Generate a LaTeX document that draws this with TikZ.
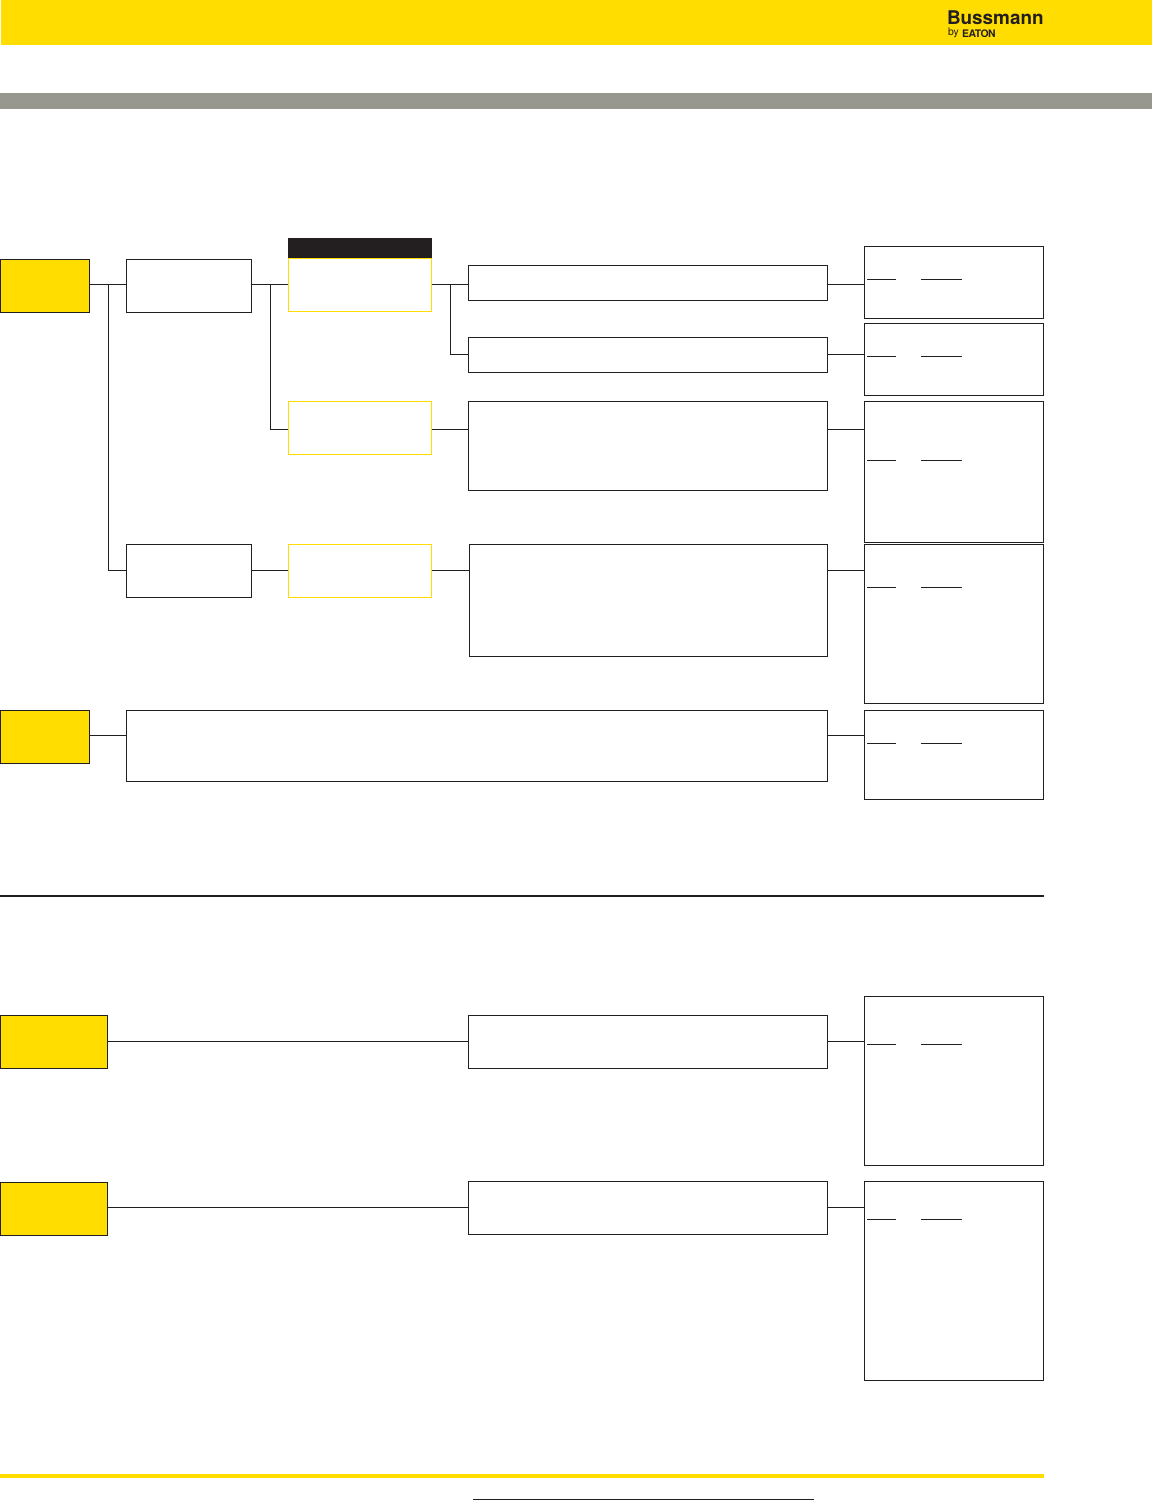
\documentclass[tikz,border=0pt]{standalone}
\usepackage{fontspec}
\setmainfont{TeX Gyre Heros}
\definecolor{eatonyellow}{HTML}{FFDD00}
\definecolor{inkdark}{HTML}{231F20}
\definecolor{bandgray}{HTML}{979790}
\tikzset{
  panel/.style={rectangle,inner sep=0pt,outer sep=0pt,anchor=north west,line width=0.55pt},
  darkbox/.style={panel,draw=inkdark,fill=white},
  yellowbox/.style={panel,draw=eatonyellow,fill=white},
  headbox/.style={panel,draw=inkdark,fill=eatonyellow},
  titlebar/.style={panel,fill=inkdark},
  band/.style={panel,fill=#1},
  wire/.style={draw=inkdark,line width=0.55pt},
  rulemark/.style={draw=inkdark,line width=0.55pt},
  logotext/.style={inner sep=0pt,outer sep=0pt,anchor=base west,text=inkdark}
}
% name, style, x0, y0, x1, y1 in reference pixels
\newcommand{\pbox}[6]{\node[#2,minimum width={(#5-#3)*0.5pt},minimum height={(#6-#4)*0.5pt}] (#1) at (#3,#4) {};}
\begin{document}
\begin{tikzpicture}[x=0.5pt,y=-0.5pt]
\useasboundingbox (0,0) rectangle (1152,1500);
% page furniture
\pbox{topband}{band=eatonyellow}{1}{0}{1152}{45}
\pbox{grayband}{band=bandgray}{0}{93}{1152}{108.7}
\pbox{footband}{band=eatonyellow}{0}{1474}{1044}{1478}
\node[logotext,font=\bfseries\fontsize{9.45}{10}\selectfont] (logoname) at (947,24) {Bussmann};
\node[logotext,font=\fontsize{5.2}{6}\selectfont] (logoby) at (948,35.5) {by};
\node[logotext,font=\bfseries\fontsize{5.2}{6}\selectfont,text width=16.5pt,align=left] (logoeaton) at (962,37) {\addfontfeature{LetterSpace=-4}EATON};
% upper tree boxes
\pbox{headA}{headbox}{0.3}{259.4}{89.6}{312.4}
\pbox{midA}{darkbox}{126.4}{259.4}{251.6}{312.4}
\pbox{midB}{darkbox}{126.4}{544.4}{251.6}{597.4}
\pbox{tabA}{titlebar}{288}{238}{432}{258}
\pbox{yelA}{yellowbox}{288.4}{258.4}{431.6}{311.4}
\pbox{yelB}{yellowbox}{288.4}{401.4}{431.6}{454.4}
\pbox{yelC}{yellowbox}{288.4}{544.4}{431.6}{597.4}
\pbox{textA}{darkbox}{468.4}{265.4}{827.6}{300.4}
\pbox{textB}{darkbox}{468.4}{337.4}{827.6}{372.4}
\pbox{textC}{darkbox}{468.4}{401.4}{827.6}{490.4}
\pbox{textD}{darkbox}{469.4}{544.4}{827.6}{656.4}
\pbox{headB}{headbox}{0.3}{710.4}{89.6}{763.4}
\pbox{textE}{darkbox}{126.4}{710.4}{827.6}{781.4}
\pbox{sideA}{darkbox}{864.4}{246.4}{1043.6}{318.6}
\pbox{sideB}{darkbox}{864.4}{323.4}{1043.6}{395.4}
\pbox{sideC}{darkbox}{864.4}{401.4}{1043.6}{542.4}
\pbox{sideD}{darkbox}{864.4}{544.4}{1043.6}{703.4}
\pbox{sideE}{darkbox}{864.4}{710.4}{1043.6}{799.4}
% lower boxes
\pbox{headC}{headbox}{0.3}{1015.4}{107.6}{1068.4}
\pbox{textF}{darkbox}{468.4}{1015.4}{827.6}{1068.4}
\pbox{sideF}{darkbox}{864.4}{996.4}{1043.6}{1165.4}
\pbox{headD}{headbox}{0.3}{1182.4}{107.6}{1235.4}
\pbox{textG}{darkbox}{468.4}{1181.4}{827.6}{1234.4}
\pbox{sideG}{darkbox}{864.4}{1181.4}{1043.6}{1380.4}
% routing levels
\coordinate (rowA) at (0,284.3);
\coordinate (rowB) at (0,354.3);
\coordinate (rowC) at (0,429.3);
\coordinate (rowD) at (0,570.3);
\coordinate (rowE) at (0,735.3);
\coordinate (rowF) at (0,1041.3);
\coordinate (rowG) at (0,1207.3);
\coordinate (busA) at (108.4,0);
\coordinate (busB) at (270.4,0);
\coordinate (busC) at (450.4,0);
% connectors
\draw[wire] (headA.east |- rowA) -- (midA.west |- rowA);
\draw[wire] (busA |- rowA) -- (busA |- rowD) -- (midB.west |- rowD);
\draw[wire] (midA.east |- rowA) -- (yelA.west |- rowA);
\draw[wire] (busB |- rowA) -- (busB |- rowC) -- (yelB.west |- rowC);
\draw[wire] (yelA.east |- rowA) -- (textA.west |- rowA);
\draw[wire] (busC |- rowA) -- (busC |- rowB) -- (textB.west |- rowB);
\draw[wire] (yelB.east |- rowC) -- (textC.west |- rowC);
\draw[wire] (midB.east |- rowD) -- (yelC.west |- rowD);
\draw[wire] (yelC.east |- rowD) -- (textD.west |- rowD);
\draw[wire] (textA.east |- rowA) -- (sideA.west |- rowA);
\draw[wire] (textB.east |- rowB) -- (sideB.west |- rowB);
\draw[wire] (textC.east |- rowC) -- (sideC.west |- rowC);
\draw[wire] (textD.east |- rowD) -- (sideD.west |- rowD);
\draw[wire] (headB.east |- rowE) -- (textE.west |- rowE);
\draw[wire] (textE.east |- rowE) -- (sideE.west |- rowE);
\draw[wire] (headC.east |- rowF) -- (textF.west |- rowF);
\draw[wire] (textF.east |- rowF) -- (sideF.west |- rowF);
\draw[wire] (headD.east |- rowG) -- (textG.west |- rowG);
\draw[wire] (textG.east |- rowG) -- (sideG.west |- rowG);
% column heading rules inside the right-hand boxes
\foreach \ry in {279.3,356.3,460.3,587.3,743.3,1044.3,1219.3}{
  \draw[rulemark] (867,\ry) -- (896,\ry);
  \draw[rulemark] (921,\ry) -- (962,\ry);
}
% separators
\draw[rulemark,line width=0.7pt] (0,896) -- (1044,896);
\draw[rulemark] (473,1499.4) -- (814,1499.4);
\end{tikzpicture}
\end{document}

....

◆ **Task details**
Every line above should be repeated exactly; pictures stay out of the copy.

◆ **Answer in full**
Generate a LaTeX document that draws this with TikZ.
\documentclass[tikz,border=0pt]{standalone}
\usepackage{fontspec}
\setmainfont{TeX Gyre Heros}
\definecolor{eatonyellow}{HTML}{FFDD00}
\definecolor{inkdark}{HTML}{231F20}
\definecolor{bandgray}{HTML}{979790}
\tikzset{
  panel/.style={rectangle,inner sep=0pt,outer sep=0pt,anchor=north west,line width=0.55pt},
  darkbox/.style={panel,draw=inkdark,fill=white},
  yellowbox/.style={panel,draw=eatonyellow,fill=white},
  headbox/.style={panel,draw=inkdark,fill=eatonyellow},
  titlebar/.style={panel,fill=inkdark},
  band/.style={panel,fill=#1},
  wire/.style={draw=inkdark,line width=0.55pt},
  rulemark/.style={draw=inkdark,line width=0.55pt},
  logotext/.style={inner sep=0pt,outer sep=0pt,anchor=base west,text=inkdark}
}
% name, style, x0, y0, x1, y1 in reference pixels
\newcommand{\pbox}[6]{\node[#2,minimum width={(#5-#3)*0.5pt},minimum height={(#6-#4)*0.5pt}] (#1) at (#3,#4) {};}
\begin{document}
\begin{tikzpicture}[x=0.5pt,y=-0.5pt]
\useasboundingbox (0,0) rectangle (1152,1500);
% page furniture
\pbox{topband}{band=eatonyellow}{1}{0}{1152}{45}
\pbox{grayband}{band=bandgray}{0}{93}{1152}{108.7}
\pbox{footband}{band=eatonyellow}{0}{1474}{1044}{1478}
\node[logotext,font=\bfseries\fontsize{9.45}{10}\selectfont] (logoname) at (947,24) {Bussmann};
\node[logotext,font=\fontsize{5.2}{6}\selectfont] (logoby) at (948,35.5) {by};
\node[logotext,font=\bfseries\fontsize{5.2}{6}\selectfont,text width=16.5pt,align=left] (logoeaton) at (962,37) {\addfontfeature{LetterSpace=-4}EATON};
% upper tree boxes
\pbox{headA}{headbox}{0.3}{259.4}{89.6}{312.4}
\pbox{midA}{darkbox}{126.4}{259.4}{251.6}{312.4}
\pbox{midB}{darkbox}{126.4}{544.4}{251.6}{597.4}
\pbox{tabA}{titlebar}{288}{238}{432}{258}
\pbox{yelA}{yellowbox}{288.4}{258.4}{431.6}{311.4}
\pbox{yelB}{yellowbox}{288.4}{401.4}{431.6}{454.4}
\pbox{yelC}{yellowbox}{288.4}{544.4}{431.6}{597.4}
\pbox{textA}{darkbox}{468.4}{265.4}{827.6}{300.4}
\pbox{textB}{darkbox}{468.4}{337.4}{827.6}{372.4}
\pbox{textC}{darkbox}{468.4}{401.4}{827.6}{490.4}
\pbox{textD}{darkbox}{469.4}{544.4}{827.6}{656.4}
\pbox{headB}{headbox}{0.3}{710.4}{89.6}{763.4}
\pbox{textE}{darkbox}{126.4}{710.4}{827.6}{781.4}
\pbox{sideA}{darkbox}{864.4}{246.4}{1043.6}{318.6}
\pbox{sideB}{darkbox}{864.4}{323.4}{1043.6}{395.4}
\pbox{sideC}{darkbox}{864.4}{401.4}{1043.6}{542.4}
\pbox{sideD}{darkbox}{864.4}{544.4}{1043.6}{703.4}
\pbox{sideE}{darkbox}{864.4}{710.4}{1043.6}{799.4}
% lower boxes
\pbox{headC}{headbox}{0.3}{1015.4}{107.6}{1068.4}
\pbox{textF}{darkbox}{468.4}{1015.4}{827.6}{1068.4}
\pbox{sideF}{darkbox}{864.4}{996.4}{1043.6}{1165.4}
\pbox{headD}{headbox}{0.3}{1182.4}{107.6}{1235.4}
\pbox{textG}{darkbox}{468.4}{1181.4}{827.6}{1234.4}
\pbox{sideG}{darkbox}{864.4}{1181.4}{1043.6}{1380.4}
% routing levels
\coordinate (rowA) at (0,284.3);
\coordinate (rowB) at (0,354.3);
\coordinate (rowC) at (0,429.3);
\coordinate (rowD) at (0,570.3);
\coordinate (rowE) at (0,735.3);
\coordinate (rowF) at (0,1041.3);
\coordinate (rowG) at (0,1207.3);
\coordinate (busA) at (108.4,0);
\coordinate (busB) at (270.4,0);
\coordinate (busC) at (450.4,0);
% connectors
\draw[wire] (headA.east |- rowA) -- (midA.west |- rowA);
\draw[wire] (busA |- rowA) -- (busA |- rowD) -- (midB.west |- rowD);
\draw[wire] (midA.east |- rowA) -- (yelA.west |- rowA);
\draw[wire] (busB |- rowA) -- (busB |- rowC) -- (yelB.west |- rowC);
\draw[wire] (yelA.east |- rowA) -- (textA.west |- rowA);
\draw[wire] (busC |- rowA) -- (busC |- rowB) -- (textB.west |- rowB);
\draw[wire] (yelB.east |- rowC) -- (textC.west |- rowC);
\draw[wire] (midB.east |- rowD) -- (yelC.west |- rowD);
\draw[wire] (yelC.east |- rowD) -- (textD.west |- rowD);
\draw[wire] (textA.east |- rowA) -- (sideA.west |- rowA);
\draw[wire] (textB.east |- rowB) -- (sideB.west |- rowB);
\draw[wire] (textC.east |- rowC) -- (sideC.west |- rowC);
\draw[wire] (textD.east |- rowD) -- (sideD.west |- rowD);
\draw[wire] (headB.east |- rowE) -- (textE.west |- rowE);
\draw[wire] (textE.east |- rowE) -- (sideE.west |- rowE);
\draw[wire] (headC.east |- rowF) -- (textF.west |- rowF);
\draw[wire] (textF.east |- rowF) -- (sideF.west |- rowF);
\draw[wire] (headD.east |- rowG) -- (textG.west |- rowG);
\draw[wire] (textG.east |- rowG) -- (sideG.west |- rowG);
% column heading rules inside the right-hand boxes
\foreach \ry in {279.3,356.3,460.3,587.3,743.3,1044.3,1219.3}{
  \draw[rulemark] (867,\ry) -- (896,\ry);
  \draw[rulemark] (921,\ry) -- (962,\ry);
}
% separators
\draw[rulemark,line width=0.7pt] (0,896) -- (1044,896);
\draw[rulemark] (473,1499.4) -- (814,1499.4);
\end{tikzpicture}
\end{document}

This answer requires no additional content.